TO THE PROSPECTUS DATED APRIL 23, 2025

 

This prospectus supplement (“Supplement”) contains information that amends, supplements or modifies certain information contained in the accompanying prospectus of Ares Strategic Income Fund (the “Fund”), dated April 23, 2025 (as amended and supplemented to date, the “Prospectus”). This Supplement is part of and should be read in conjunction with the Prospectus. Unless otherwise indicated, all other information included in the Prospectus, or any previous supplements thereto, that is not inconsistent with the information set forth in this Supplement remains unchanged.

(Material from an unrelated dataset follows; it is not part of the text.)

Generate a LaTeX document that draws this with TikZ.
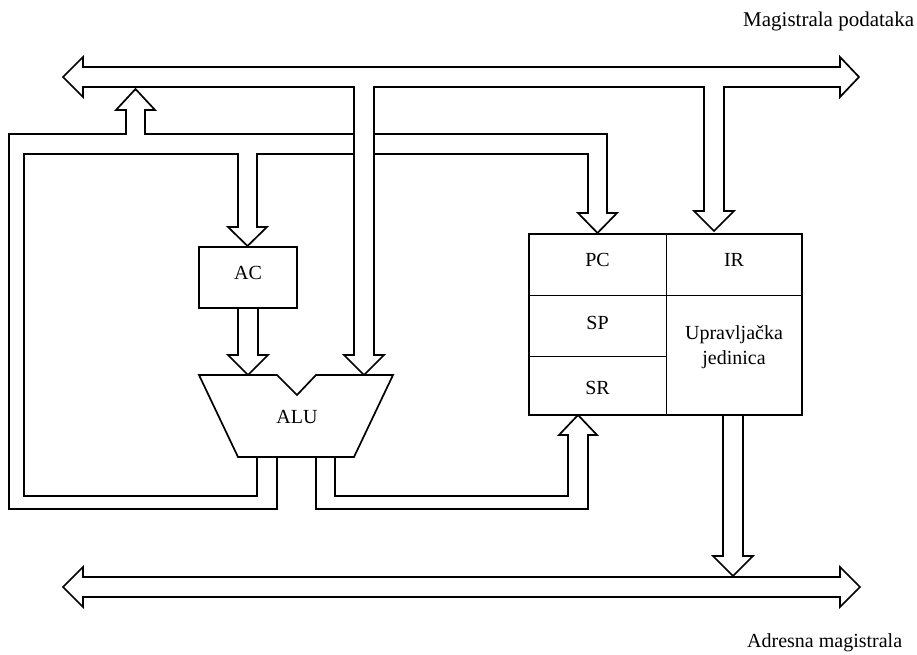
\documentclass[tikz,border=0pt]{standalone}
\usepackage{fontspec}
\setmainfont{Liberation Serif}
\begin{document}
\begin{tikzpicture}[x=1pt,y=-1pt,
  wire/.style={line width=1.7pt, line join=miter, miter limit=10},
  thinline/.style={line width=0.9pt},
  lbl/.style={font=\fontsize{20}{25}\selectfont, inner sep=0pt},
  buslbl/.style={font=\fontsize{21}{25}\selectfont, inner sep=0pt}]
\useasboundingbox (0,0) rectangle (917,655);
% ALU -> feedback loops, up to data bus, to AC and to PC
\draw[wire] (277,457)--(277,509)--(9,509)--(9,134)--(126,134)--(126,110)--(116,110)--(135.5,89)--(155,110)--(145,110)--(145,134)--(607,134)--(607,213)--(617,213)--(597.5,233)--(578,213)--(588,213)--(588,154)--(257,154)--(257,227)--(267,227)--(247.5,246)--(228,227)--(238,227)--(238,154)--(24,154)--(24,496)--(257,496)--(257,457);
% ALU -> SR
\draw[wire] (316,457)--(316,509)--(588,509)--(588,435)--(597,435)--(578,415)--(559,435)--(568,435)--(568,496)--(335,496)--(335,457);
% data bus with its branches to IR and to ALU
\draw[wire, fill=white] (354,87)--(83,87)--(83,97)--(63,77)--(83,57)--(83,67)--(840,67)--(840,57)--(859,77)--(840,97)--(840,87)--(724,87)--(724,211)--(734,211)--(714,231)--(694,211)--(704,211)--(704,87)--(374,87)--(374,355)--(384,355)--(364,375)--(344,355)--(354,355)--cycle;
% address bus
\draw[wire] (83,577)--(840,577)--(840,567)--(860,587)--(840,607)--(840,597)--(83,597)--(83,607)--(63,587)--(83,567)--cycle;
% IR/control unit -> address bus
\draw[wire] (723,415)--(723,556)--(713,556)--(733,576)--(753,556)--(743,556)--(743,415);
% AC -> ALU
\draw[wire] (238,308)--(238,355)--(228,355)--(248,375)--(268,355)--(258,355)--(258,308);
% AC
\node[wire, draw, minimum width=98pt, minimum height=61pt, inner sep=0pt] (ac) at (248,277.5) {};
\node[lbl] (aclbl) at (248,272.5) {AC};
% ALU
\draw[wire] (199,375)--(277,375)--(297,395)--(316,375)--(393,375)--(354,457)--(238,457)--cycle;
\node[lbl] (alu) at (297,417) {ALU};
% register block
\node[wire, draw, minimum width=273pt, minimum height=181pt, inner sep=0pt] (reg) at (665.5,324.5) {};
\draw[thinline] (666,234)--(666,415);
\draw[thinline] (529,295)--(802,295);
\draw[thinline] (529,356)--(666,356);
\node[lbl] (pc) at (597.5,259.5) {PC};
\node[lbl] (ir) at (734,259.5) {IR};
\node[lbl] (sp) at (597.5,323) {SP};
\node[lbl] (sr) at (597.5,388) {SR};
\node[lbl, align=center] (cu) at (734,347) {Upravljačka\\jedinica};
% bus labels
\node[buslbl, anchor=base west] (db) at (743,27) {Magistrala podataka};
\node[lbl, anchor=base west] (ab) at (747,647) {Adresna magistrala};
\end{tikzpicture}
\end{document}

Unless otherwise defined herein, capitalized terms used in this Supplement shall have the same meanings as in the Prospectus.

 

Effective immediately, the Prospectus is updated to disclose that on January 29, 2026, the Fund as parent and servicer, ASIF Funding II, LLC, a wholly owned subsidiary of the Fund, as borrower ( “ASIF Funding II”) and The Bank of Nova Scotia, as administrative agent and revolving lender, entered into Amendment No. 6 to Credit Agreement (the “SB Funding Facility Amendment”) to the Credit Agreement, dated as of March 1, 2024 (as amended, the “SB Funding Facility”), by and among ASIF Funding II, the Fund, as parent and servicer, the lenders from time to time parties thereto, The Bank of Nova Scotia, as administrative agent, the collateral agent and collateral administrator party thereto, and the custodian and document custodian party thereto.

 

Pursuant to Rule 429 under the Securities Act of 1933, as amended (the “Securities Act”), the Prospectus included herein is a combined prospectus that relates to (i) the Registration Statement (File No. 333-264145), dated April 5, 2022, as amended, previously filed by the Fund on Form N-2 (the “Prior Registration Statement”), and (ii) the Registration Statement (File No. 333-286709), dated April 23, 2025, as amended, previously filed by the Fund on Form N-2 (the “Registration Statement”). This Supplement also constitutes a supplement to the Prior Registration Statement.

 

Amendment No. 6 to the SB Funding Facility

 

On January 29, 2026 (the “Closing Date”), the Fund and ASIF Funding II entered into the SB Funding Facility Amendment.

 

The SB Funding Facility Amendment, among other things, (a) increased the total commitments under the SB Funding Facility by $750 million from $750 million to $1.5 billion, of which $375 million will become available after the nine month period following the Closing Date; (b) extended the reinvestment period from October 8, 2027 to July 29, 2028; (c) extended the stated maturity date from April 8, 2034 to January 29, 2035; (d) adjusted the interest rate charged on the SB Funding Facility from SOFR plus an applicable margin of (i) 1.90% during the reinvestment period and (ii) 2.20% following the reinvestment period to SOFR plus an applicable margin of (i) 1.80% during the reinvestment period and (ii) 2.00% following the reinvestment period and (e) adjusted the commitment fee to provide that no such fee will be charged for the first three months after the Closing Date with respect to the amount of the increase in total commitments under the SB Funding Facility on the Closing Date. Otherwise, from the Closing Date, the SB Funding Facility Amendment provides that the commitment fee is adjusted from (x) 0.50% or 1.00% per annum to (y) 0.50%, 0.75% or 1.00% per annum, in each case depending on the aggregate amount of unused commitments under the SB Funding Facility. The other terms of the SB Funding Facility remained materially unchanged.

 

Borrowings under the SB Funding Facility are subject to the SB Funding Facility’s various covenants and leverage restrictions contained in the Investment Company Act of 1940, as amended. 

 

The description above is only a summary of the material provisions of the SB Funding Facility Amendment and is qualified in its entirety by reference to the copy of the SB Funding Facility Amendment, which is filed as an exhibit to the Registration Statement.

 

Please retain this Supplement with your Prospectus.